On a broader level, the growing military exchanges between the U.S. and Houthis threaten China’s Mideast diplomatic interests. Last spring, Beijing stunned Washington by brokering a normalization of relations between Saudi Arabia and Iran, the Houthis’ primary military backer. The deal was based, in part, on Iran’s commitment to China to cut off military supplies to the Yemeni militia and constrain Houthi attacks on Saudi and international targets.
But Tehran in recent weeks has praised the Houthis’ Red Sea operation, and Iran’s elite military unit, the Islamic Revolutionary Guard Corps, has embedded personnel among the Yemeni militia’s forces, according to U.S. and Arab officials.

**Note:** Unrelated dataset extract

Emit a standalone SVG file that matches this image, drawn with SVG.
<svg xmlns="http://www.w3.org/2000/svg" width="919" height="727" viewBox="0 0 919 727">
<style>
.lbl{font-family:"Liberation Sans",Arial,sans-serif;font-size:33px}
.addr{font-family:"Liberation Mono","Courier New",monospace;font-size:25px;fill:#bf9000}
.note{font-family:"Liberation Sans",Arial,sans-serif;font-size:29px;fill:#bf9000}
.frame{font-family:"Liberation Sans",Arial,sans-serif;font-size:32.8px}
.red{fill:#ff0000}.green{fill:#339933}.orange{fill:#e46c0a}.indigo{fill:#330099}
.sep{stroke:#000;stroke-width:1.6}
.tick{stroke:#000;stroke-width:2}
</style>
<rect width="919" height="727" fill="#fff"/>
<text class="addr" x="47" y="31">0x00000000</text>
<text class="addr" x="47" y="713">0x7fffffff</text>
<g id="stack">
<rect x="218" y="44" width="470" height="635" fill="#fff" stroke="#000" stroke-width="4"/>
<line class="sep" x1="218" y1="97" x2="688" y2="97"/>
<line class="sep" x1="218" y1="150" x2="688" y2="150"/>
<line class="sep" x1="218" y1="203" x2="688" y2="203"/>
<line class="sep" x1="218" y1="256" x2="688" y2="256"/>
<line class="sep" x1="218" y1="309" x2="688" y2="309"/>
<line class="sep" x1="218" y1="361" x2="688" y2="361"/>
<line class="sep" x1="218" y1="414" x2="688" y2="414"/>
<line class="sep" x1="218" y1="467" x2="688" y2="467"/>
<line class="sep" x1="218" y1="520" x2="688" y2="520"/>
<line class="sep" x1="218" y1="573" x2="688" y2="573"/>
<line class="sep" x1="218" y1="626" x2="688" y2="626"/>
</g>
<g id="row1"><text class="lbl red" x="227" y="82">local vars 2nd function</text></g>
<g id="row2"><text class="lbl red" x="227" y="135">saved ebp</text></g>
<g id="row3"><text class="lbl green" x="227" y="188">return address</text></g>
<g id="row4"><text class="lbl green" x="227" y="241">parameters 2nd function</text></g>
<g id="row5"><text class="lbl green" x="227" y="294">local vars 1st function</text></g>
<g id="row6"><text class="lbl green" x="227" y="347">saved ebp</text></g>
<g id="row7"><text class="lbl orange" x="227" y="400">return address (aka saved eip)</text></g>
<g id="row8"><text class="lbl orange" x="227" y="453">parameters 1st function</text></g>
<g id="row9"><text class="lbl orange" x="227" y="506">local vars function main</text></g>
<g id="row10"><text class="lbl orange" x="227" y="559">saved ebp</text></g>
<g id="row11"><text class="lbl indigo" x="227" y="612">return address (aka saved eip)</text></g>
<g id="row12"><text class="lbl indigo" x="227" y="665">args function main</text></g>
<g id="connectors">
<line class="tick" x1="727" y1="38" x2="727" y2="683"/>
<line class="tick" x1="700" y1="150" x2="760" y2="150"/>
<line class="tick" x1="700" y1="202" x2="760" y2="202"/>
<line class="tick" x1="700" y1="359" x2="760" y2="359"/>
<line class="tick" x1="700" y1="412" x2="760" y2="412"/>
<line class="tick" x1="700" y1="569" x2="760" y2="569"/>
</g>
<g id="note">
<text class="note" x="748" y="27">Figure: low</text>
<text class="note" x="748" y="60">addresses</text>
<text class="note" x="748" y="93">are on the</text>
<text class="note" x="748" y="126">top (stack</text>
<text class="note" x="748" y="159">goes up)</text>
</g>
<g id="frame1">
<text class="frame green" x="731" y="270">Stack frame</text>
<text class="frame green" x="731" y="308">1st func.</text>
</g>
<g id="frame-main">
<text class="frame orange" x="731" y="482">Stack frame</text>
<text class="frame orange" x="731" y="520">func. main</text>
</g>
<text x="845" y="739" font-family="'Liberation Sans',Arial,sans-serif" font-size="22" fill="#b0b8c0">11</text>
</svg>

China’s dealmaking with Iran and Saudi Arabia was seen as the start of Beijing rivaling, if not potentially supplanting, the U.S as the Middle East’s principal power broker. Beijing has also used Israel’s three-month war with the Palestinian militant group Hamas — and Washington’s unflinching support for the Jewish state — to try and drive a wedge between the U.S. and its closest Arab and Muslim allies. But the Red Sea conflict is emerging as a threat to Beijing’s strategy.
A key early question about China’s normalization deal with Tehran and Riyadh was whether Beijing could use its economic and diplomatic heft to essentially force both countries to abide by its terms. Curtailing Iran’s military support for the Houthis was always seen as probably the biggest test. But recent months show Iran is far more committed to maintaining the Houthis as a proxy force than it is to any diplomatic deals it struck with China.

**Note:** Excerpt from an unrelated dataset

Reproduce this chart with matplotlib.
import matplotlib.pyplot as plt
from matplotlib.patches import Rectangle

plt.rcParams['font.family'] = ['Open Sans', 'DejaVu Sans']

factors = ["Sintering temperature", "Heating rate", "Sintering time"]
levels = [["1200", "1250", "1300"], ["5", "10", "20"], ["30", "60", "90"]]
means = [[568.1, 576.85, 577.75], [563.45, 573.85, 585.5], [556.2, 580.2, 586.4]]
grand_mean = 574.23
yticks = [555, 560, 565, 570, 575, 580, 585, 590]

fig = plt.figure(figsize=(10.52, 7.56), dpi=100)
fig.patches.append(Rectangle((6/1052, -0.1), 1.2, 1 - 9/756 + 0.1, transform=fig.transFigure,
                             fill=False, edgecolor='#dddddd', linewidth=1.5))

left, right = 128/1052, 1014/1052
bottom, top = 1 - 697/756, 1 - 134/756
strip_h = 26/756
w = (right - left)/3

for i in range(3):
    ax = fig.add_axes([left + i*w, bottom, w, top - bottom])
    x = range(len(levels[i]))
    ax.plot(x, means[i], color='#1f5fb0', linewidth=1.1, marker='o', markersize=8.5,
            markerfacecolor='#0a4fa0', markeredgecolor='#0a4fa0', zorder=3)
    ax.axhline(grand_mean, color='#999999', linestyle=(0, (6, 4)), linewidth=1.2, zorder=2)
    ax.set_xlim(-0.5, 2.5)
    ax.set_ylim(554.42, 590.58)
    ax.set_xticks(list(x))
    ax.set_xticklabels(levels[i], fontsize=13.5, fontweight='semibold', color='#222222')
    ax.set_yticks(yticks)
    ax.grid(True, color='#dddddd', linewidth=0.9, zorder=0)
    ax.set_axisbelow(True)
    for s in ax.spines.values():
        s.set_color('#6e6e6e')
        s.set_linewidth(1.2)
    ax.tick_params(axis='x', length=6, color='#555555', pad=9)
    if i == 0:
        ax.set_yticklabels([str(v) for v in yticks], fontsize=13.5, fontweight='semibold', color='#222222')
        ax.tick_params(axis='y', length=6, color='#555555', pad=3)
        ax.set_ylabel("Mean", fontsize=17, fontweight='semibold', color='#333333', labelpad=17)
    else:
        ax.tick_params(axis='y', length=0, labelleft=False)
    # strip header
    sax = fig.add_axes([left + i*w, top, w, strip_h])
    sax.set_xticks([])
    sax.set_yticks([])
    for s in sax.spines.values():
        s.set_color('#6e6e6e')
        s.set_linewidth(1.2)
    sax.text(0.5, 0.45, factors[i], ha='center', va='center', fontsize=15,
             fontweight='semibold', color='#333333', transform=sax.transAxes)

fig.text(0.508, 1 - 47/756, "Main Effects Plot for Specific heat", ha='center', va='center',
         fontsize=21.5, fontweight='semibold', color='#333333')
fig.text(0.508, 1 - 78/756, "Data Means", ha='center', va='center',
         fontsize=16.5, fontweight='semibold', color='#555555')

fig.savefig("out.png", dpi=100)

Mideast officials told Semafor this week they were always skeptical Iran would neuter the Houthis. “No one expected any of that to actually happen,” a senior Arab official said.
China now finds itself somewhat boxed in. Beijing, on the one hand, needs the Suez Canal and Bab-el-Mandeb Strait to remain open, and could benefit from the U.S. restoring deterrence against the Houthis. But China has positioned itself as a challenger to the U.S. in the region and has so far refused to back an operation, either militarily or rhetorically, that serves its interests.
The Pentagon announced Tuesday that they interdicted a vessel off the coast of Somalia last week that was ferrying Iranian-manufactured ballistic missile and cruise missile components to the Houthis.
“This is the first seizure of lethal, Iranian-supplied advanced conventional weapons (ACW) to the Houthis since the beginning of Houthi attacks against merchant ships in November 2023,” the U.S. Defense Department’s Central Command said in a statement.
Central Command also announced Tuesday that U.S. forces struck and destroyed Houthi missile batteries in Yemen that were preparing to launch more strikes against commercial traffic into the Red Sea.
The View From The White House
The Biden administration has sought China’s assistance in restraining Tehran and its proxies in the wake of Hamas’ Oct. 7 terrorist strike on southern Israel. Hamas, like the Houthis, are heavily reliant on Tehran for its weaponry. “China obviously has relations in the region,” a senior U.S. official told reporters during Chinese Foreign Minister Wang Yi’s October visit to Washington. “We think it should be using those connections to call for calm on all sides. And I think some of their comments publicly have focused in one particular direction.”
The White House has also sought to bring Beijing into the coalition of countries seeking to prevent the Houthi attacks. This includes the nations participating in Operation Prosperity Guardian. But the U.S. also passed a resolution through the United Nations Security Council last week condemning the Houthis’ actions, which China and Russia abstained from voting on.
- The Biden administration is poised to relist the Houthis as a terrorist organization on Wednesday, The Wall Street Journal reported. The White House repealed the designation in February 2021 in a bid to promote peace talks in Yemen and accelerate the flow of humanitarian supplies into the Arab country.